● Required work
Take each line that has the word "chart" and return it.

● Excerpt from a dataset

/---

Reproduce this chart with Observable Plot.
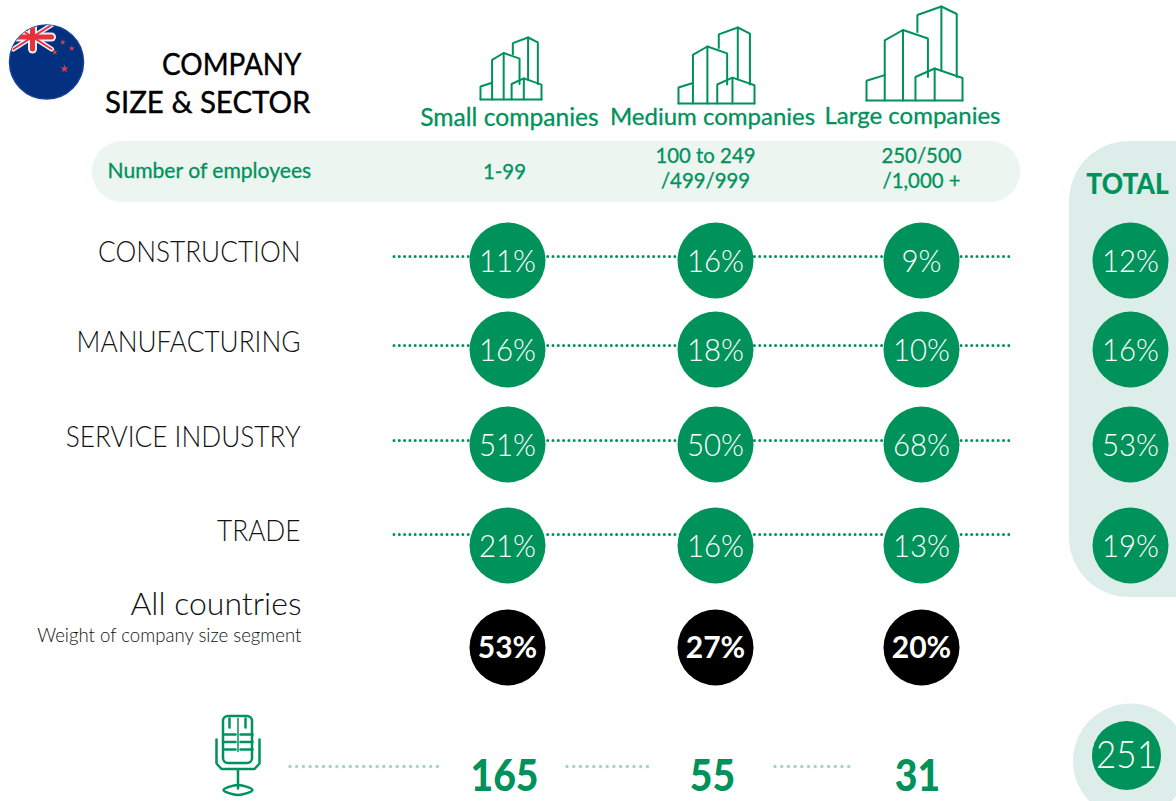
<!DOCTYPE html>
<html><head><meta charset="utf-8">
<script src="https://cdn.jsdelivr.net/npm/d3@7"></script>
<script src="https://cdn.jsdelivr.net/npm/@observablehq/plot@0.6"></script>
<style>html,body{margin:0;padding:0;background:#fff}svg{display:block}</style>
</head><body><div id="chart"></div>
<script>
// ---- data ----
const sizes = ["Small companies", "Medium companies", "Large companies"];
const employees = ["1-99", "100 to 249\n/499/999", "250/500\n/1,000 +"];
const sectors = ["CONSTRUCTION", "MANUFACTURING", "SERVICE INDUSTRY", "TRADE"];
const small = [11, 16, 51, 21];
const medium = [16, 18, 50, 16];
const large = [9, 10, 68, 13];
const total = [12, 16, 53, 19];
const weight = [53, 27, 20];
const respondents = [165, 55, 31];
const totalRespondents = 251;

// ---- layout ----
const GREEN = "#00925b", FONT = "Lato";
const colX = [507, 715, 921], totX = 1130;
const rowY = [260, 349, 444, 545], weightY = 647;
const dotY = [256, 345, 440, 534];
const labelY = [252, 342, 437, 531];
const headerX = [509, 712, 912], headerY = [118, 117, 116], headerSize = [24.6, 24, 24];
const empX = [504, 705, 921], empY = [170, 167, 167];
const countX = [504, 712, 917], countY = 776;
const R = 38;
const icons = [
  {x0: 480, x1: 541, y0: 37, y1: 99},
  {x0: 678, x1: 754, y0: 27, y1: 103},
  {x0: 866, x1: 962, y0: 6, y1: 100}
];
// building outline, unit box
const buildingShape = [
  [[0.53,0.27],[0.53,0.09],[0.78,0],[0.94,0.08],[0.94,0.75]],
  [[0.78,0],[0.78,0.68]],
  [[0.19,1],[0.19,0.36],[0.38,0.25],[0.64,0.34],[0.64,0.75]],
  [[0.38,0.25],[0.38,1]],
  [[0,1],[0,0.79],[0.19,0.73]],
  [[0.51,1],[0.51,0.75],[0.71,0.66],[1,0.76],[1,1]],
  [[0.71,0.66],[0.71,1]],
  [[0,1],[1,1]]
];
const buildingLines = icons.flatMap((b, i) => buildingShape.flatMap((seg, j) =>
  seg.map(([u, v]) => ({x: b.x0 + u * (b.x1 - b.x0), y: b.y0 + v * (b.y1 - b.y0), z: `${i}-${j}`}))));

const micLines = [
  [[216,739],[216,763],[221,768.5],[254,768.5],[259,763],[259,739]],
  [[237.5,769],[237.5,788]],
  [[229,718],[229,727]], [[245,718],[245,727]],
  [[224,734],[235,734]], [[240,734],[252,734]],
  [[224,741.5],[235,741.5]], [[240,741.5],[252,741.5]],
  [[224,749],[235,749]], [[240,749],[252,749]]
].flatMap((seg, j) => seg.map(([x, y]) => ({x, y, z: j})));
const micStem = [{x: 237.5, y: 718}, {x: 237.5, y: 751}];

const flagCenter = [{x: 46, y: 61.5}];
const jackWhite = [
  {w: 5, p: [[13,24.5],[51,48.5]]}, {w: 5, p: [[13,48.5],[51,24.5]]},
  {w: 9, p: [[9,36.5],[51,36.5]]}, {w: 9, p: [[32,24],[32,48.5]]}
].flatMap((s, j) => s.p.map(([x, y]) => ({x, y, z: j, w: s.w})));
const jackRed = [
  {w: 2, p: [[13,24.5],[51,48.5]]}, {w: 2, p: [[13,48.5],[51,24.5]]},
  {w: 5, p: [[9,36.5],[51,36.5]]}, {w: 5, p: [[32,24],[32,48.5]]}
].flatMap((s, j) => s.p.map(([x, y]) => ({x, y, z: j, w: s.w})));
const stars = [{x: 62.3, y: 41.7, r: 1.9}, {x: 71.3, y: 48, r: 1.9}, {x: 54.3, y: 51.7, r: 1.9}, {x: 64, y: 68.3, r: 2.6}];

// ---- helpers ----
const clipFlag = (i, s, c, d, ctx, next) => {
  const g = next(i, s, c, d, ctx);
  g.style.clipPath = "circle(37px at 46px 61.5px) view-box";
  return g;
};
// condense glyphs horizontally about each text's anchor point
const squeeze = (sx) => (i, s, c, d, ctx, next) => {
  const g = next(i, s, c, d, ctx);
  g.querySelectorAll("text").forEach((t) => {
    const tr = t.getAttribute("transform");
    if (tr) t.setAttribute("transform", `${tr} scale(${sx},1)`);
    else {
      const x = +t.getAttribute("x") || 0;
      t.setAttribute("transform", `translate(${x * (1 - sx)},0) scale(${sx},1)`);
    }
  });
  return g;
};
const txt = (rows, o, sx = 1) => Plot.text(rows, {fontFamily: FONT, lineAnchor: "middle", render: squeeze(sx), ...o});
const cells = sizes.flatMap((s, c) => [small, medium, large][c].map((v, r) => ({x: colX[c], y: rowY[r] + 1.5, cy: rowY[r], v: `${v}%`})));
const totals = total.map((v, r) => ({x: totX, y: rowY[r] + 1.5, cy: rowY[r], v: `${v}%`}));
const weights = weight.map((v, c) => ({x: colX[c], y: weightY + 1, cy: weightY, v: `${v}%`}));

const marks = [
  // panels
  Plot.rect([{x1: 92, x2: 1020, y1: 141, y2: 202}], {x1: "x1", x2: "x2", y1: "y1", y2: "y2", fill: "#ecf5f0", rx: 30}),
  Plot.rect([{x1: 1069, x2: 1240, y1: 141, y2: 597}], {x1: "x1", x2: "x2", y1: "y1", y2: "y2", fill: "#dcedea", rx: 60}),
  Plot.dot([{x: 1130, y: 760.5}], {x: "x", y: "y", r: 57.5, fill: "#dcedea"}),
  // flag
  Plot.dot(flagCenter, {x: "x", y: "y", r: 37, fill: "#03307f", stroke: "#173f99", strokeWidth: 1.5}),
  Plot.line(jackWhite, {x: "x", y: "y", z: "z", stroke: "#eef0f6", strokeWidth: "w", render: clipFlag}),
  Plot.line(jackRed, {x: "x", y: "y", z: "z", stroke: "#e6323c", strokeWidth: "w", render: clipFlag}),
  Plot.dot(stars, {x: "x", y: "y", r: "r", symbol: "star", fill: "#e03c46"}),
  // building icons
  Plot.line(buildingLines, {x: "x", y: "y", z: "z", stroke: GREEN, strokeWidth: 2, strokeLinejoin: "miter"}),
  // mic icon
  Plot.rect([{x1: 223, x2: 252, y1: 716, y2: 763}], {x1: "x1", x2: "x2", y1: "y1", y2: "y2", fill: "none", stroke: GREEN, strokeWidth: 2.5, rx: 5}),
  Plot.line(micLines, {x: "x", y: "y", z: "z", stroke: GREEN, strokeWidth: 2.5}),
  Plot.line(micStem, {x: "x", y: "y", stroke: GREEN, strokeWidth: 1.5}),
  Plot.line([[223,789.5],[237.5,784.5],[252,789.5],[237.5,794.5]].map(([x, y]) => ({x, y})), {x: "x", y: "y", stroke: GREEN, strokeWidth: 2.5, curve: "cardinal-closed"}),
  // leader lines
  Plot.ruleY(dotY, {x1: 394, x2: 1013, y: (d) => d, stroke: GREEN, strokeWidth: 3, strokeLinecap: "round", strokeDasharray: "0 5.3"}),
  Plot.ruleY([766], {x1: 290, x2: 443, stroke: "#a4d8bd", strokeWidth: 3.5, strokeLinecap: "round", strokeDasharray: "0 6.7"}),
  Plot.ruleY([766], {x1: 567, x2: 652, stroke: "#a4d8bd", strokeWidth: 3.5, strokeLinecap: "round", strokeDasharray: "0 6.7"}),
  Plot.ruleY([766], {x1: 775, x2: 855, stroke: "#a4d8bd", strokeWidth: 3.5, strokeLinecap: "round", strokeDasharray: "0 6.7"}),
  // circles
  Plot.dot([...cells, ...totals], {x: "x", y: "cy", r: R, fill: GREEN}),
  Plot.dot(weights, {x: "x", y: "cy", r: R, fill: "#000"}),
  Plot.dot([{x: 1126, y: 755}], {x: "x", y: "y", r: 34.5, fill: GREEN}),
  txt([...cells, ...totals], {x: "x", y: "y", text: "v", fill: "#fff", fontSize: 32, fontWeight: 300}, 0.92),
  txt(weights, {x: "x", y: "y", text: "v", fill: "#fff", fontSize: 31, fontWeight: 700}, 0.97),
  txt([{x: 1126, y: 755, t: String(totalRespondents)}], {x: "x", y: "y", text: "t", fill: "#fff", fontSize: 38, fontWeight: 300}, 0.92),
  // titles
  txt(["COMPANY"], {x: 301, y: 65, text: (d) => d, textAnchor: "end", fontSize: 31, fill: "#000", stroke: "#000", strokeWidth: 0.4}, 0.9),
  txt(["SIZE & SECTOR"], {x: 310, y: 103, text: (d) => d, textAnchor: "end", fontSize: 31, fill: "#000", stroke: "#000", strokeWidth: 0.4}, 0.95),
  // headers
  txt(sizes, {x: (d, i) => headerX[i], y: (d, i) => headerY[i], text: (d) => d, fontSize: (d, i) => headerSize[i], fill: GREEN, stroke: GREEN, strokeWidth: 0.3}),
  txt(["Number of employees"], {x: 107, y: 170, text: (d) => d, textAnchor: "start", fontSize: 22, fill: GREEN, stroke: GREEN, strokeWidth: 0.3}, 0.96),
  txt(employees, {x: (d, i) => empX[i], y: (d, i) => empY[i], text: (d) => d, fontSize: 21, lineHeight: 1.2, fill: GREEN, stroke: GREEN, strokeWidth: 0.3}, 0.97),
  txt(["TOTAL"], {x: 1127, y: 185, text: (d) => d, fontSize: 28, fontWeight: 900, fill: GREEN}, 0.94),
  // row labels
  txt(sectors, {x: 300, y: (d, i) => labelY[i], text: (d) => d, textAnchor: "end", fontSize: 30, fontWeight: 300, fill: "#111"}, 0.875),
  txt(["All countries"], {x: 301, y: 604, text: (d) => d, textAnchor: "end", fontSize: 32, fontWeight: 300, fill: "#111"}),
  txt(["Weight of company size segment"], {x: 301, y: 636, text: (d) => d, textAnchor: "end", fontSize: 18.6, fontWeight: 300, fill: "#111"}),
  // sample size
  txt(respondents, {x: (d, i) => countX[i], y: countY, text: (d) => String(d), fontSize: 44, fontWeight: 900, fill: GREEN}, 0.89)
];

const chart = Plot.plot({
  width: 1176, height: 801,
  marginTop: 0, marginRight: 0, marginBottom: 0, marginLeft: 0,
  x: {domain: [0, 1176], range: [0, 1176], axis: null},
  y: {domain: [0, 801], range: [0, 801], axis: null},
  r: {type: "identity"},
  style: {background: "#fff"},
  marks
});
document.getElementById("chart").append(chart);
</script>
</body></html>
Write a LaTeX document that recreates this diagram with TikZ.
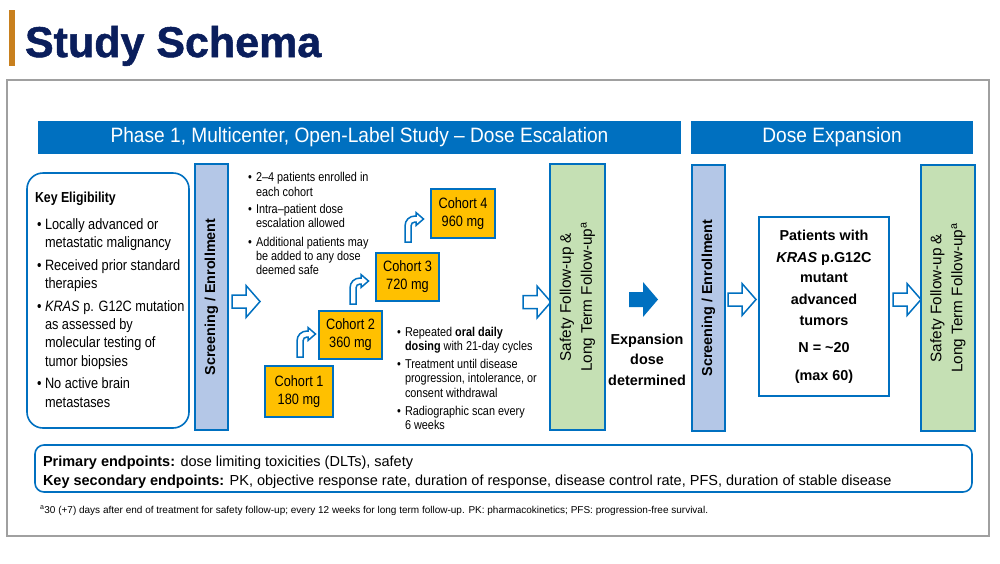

\---

● Complete answer
Reproduce this chart with Observable Plot.
</head><body><div id="chart"></div>
const chart = Plot.plot({
document.getElementById("chart").append(chart);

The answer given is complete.